Three Aspects of Kendo
I have been practicing Kendo for 3 years in Japan and I fell very proud to have reached ‘Nidan’ just recently. During this experience I have found that 3 aspects of Kendo were really significant to me: the physical activity, the integration into Japanese society and the Budo.
Throughout my career, I always enjoyed sports in one way or another. In every country that I was stationed I have practiced a sport which was popular and practical in that country. It was swimming, tennis, football, … all depending on the possibilities of the environment. So once arrived in Japan, I had a choice of many sports to practice. I was thrilled to see many sports being exercised in Japan, traditional sports, which also offer a learning path and an doorway to integration in the Japanese society.
My choice was made very quickly and I fell for Kendo.
The physical aspect of practicing Kendo is quite obvious. Together with the training partners one is really engaged into a robust corporal workout. Training and engaging into a Kendo match with the full Kendo Bogu equipment demands serious strength and therefore even more training. A perfect workout to get in shape and to stay in shape.
On top of that, Kendo kata is demanding all the attention of the mind combined with precise body movements which makes this exercise very elegant. Enjoyable to practice and wonderful to watch.
However, when it comes to the real attraction of Kendo… this lies beyond the physical practice.

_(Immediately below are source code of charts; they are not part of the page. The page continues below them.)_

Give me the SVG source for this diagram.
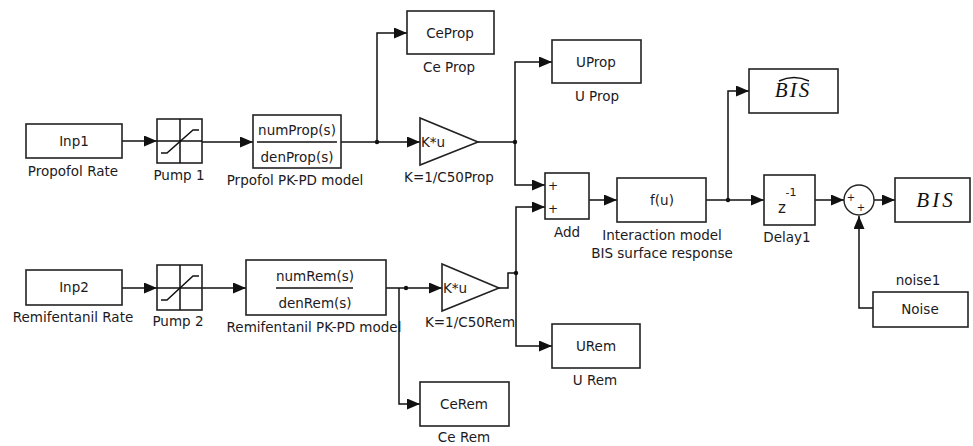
<svg xmlns="http://www.w3.org/2000/svg" width="973" height="446" viewBox="0 0 973 446">
<defs>
<marker id="ah" markerUnits="userSpaceOnUse" markerWidth="14" markerHeight="12" refX="13" refY="5.5" orient="auto">
<path d="M0,0 L13,5.5 L0,11 z" fill="#111"/>
</marker>
<style>
.blk{fill:#fff;stroke:#222;stroke-width:1.6}
.ln{fill:none;stroke:#111;stroke-width:1.5}
.w{fill:none;stroke:#111;stroke-width:1.5;marker-end:url(#ah)}
.t{font-family:"DejaVu Sans",Verdana,sans-serif;font-size:13.5px;fill:#1c1a22;text-anchor:middle}
.tl{text-anchor:start}
.bis{font-family:"Liberation Serif","Times New Roman",serif;font-style:italic;font-size:21px;fill:#111;text-anchor:middle}
.dot{fill:#111}
</style>
</defs>
<rect width="973" height="446" fill="#fff"/>

<g id="connectors">
<path class="w" d="M122,141 H157"/>
<path class="w" d="M202,142 H253"/>
<path class="w" d="M341,142 H420"/>
<path class="w" d="M377,142 V33 H407"/>
<path class="ln" d="M478,142 H515"/>
<path class="w" d="M515,142 V62 H552"/>
<path class="w" d="M515,142 V185 H545"/>
<path class="w" d="M589,200 H617"/>
<path class="w" d="M706,200 H764"/>
<path class="w" d="M728,200 V91 H749"/>
<path class="w" d="M815,200 H844"/>
<path class="w" d="M874,200 H895"/>
<path class="w" d="M873,308 H859 V216"/>
<path class="w" d="M122,288 H157"/>
<path class="w" d="M202,288 H246"/>
<path class="w" d="M386,288 H442"/>
<path class="w" d="M399,288 V404 H420"/>
<path class="ln" d="M499,288 H508 V273 H516"/>
<path class="w" d="M516,273 V207 H545"/>
<path class="w" d="M516,273 V346 H552"/>
<circle class="dot" cx="377" cy="142" r="2.2"/>
<circle class="dot" cx="515" cy="142" r="2.2"/>
<circle class="dot" cx="728" cy="200" r="2.2"/>
<circle class="dot" cx="406" cy="288" r="2.2"/>
<circle class="dot" cx="516" cy="273" r="2.2"/>
</g>

<g id="inp1">
<rect class="blk" x="26" y="124" width="96" height="34"/>
<text class="t" x="74" y="146">Inp1</text>
<text class="t" x="73" y="176">Propofol Rate</text>
</g>

<g id="pump1">
<rect class="blk" x="157" y="119" width="45" height="44"/>
<path class="ln" d="M180,119 V163 M157,141 H202" stroke-width="1.2"/>
<path class="ln" d="M161,153 H167 L193,130 H199" stroke-width="1.2"/>
<text class="t" x="179" y="180">Pump 1</text>
</g>

<g id="tfProp">
<rect class="blk" x="253" y="115" width="88" height="53"/>
<path class="ln" d="M257,142 H337"/>
<text class="t" x="297" y="135">numProp(s)</text>
<text class="t" x="297" y="162">denProp(s)</text>
<text class="t" x="295" y="185">Prpofol PK-PD model</text>
</g>

<g id="ceProp">
<rect class="blk" x="407" y="11" width="87" height="43"/>
<text class="t" x="450" y="38">CeProp</text>
<text class="t" x="449" y="72">Ce Prop</text>
</g>

<g id="gainProp">
<path class="blk" d="M420,118 V165 L478,142 Z"/>
<text class="t tl" x="421" y="147">K*u</text>
<text class="t" x="449" y="182">K=1/C50Prop</text>
</g>

<g id="uProp">
<rect class="blk" x="552" y="40" width="89" height="43"/>
<text class="t" x="596" y="67">UProp</text>
<text class="t" x="597" y="101">U Prop</text>
</g>

<g id="add">
<rect class="blk" x="545" y="173" width="44" height="46"/>
<text class="t tl" x="548" y="190" style="font-size:12px">+</text>
<text class="t tl" x="548" y="213" style="font-size:12px">+</text>
<text class="t" x="567" y="237">Add</text>
</g>

<g id="interaction">
<rect class="blk" x="617" y="178" width="89" height="44"/>
<text class="t" x="662" y="205">f(u)</text>
<text class="t" x="662" y="240">Interaction model</text>
<text class="t" x="662" y="258">BIS surface response</text>
</g>

<g id="bisHat">
<rect class="blk" x="749" y="69" width="89" height="44"/>
<text class="bis" x="793" y="97" style="letter-spacing:2px">BIS</text>
<path class="ln" d="M779,81 Q794,74 809,81" stroke-width="1.1"/>
</g>

<g id="delay1">
<rect class="blk" x="764" y="175" width="51" height="50"/>
<text class="t" x="791" y="196" style="font-size:11px">-1</text>
<text class="t" x="782" y="213" style="font-size:15px">z</text>
<text class="t" x="787" y="242">Delay1</text>
</g>

<g id="sum">
<circle cx="859" cy="200" r="15" fill="#fff" stroke="#222" stroke-width="1.4"/>
<text class="t" x="851" y="201" style="font-size:10px">+</text>
<text class="t" x="861" y="211" style="font-size:10px">+</text>
</g>

<g id="bis">
<rect class="blk" x="895" y="178" width="75" height="44"/>
<text class="bis" x="936" y="207" style="letter-spacing:3px">BIS</text>
</g>

<g id="noise">
<rect class="blk" x="873" y="292" width="95" height="35"/>
<text class="t" x="920" y="314">Noise</text>
<text class="t" x="918" y="285">noise1</text>
</g>

<g id="inp2">
<rect class="blk" x="26" y="270" width="96" height="35"/>
<text class="t" x="74" y="292">Inp2</text>
<text class="t" x="73" y="322">Remifentanil Rate</text>
</g>

<g id="pump2">
<rect class="blk" x="157" y="265" width="45" height="45"/>
<path class="ln" d="M180,265 V310 M157,288 H202" stroke-width="1.2"/>
<path class="ln" d="M161,300 H167 L193,276 H199" stroke-width="1.2"/>
<text class="t" x="178" y="326">Pump 2</text>
</g>

<g id="tfRem">
<rect class="blk" x="246" y="260" width="140" height="55"/>
<path class="ln" d="M276,288 H353"/>
<text class="t" x="315" y="281">numRem(s)</text>
<text class="t" x="315" y="308">denRem(s)</text>
<text class="t" x="314" y="332">Remifentanil PK-PD model</text>
</g>

<g id="ceRem">
<rect class="blk" x="420" y="382" width="89" height="44"/>
<text class="t" x="464" y="409">CeRem</text>
<text class="t" x="464" y="442">Ce Rem</text>
</g>

<g id="gainRem">
<path class="blk" d="M442,264 V311 L499,288 Z"/>
<text class="t tl" x="443" y="293">K*u</text>
<text class="t" x="470" y="327">K=1/C50Rem</text>
</g>

<g id="uRem">
<rect class="blk" x="552" y="324" width="88" height="44"/>
<text class="t" x="596" y="351">URem</text>
<text class="t" x="595" y="385">U Rem</text>
</g>
</svg>
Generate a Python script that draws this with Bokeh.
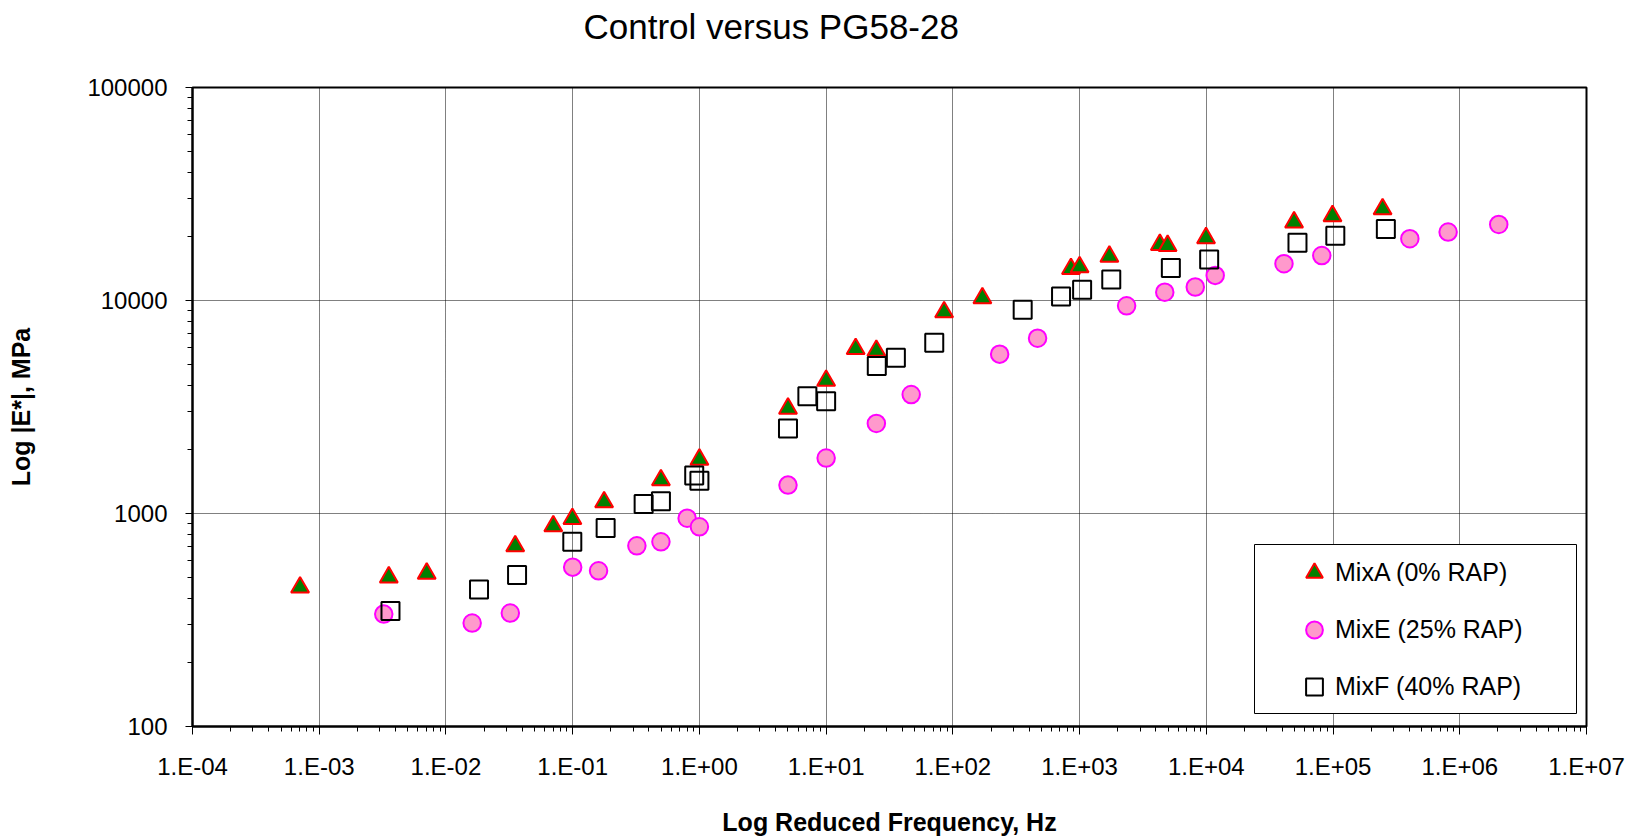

Kendo for me is an opening in trying to understand and trying to integrate into the Japanese society.
Coming to Japan as an Ambassador is a privilege. Japan as a society is a very old cultural haven with its own long standing traditions. Therefore as a diplomat one has to try to discover and comprehend the countless diverse facets of this beautiful country. So I took up the challenge of engaging myself into the Japanese society. As vigorously as possible.
Again, Kendo proved to be the ideal way to open doors to integration and understanding.
The interaction with Japanese partners, sensei and student alike, is a marvelous assortment of rituals, considerations, etiquette and rules based on a history of tradition finding its way back to the Samurai times. Nonetheless, making it the beauty of it all, still very much present in Japanese daily society. Sometimes oblivious to the ignorant onlooker, even so all subtle part of the daily Japanese interaction. Take the ‘rei’ as an example: practiced all the time incautiously by everyone in Japan, still difficult to implement correctly by an outsider. Respect, consideration and a feeling of gratitude for your partner is where the essence of ‘rei’ lies in Kendo, with the feeling of ‘onegaishimasu’ at the start and ‘arigato gozaimashita’ at the end. This is what Kendo can teach us.
The third aspect of Kendo to me is really essential, but very personal. It is what makes the difference between Budo and any other sport or simply any other activity.
Working to improve oneself is a key aspect in somebody’s daily life. This is very much the case in Japan. Japanese society offers many ways and means in order to reach this goal. One tool to strive for this goal is ‘Ken-do’. ‘Ken’ stands for the sword and ‘do’ is the way to something and somewhere. Especially the latter part of the word is highly significant. ‘Do’ offers the possibility of bringing one towards his goals: by sustained practice, contemplation, cooperation and respect. It is this philosophy that brought me appreciating tremendously the art of Kendo.
In concluding I am very grateful to my fellow kendokas and the All Japan Kendo federation who have been my Sensei during these years in Japan. Above all I have to thank with a deep ‘rei’ Wakimoto Sensei, Ozawa Sensei, Hamada Sensei and Nawata Sensei for their advice, teaching and patience.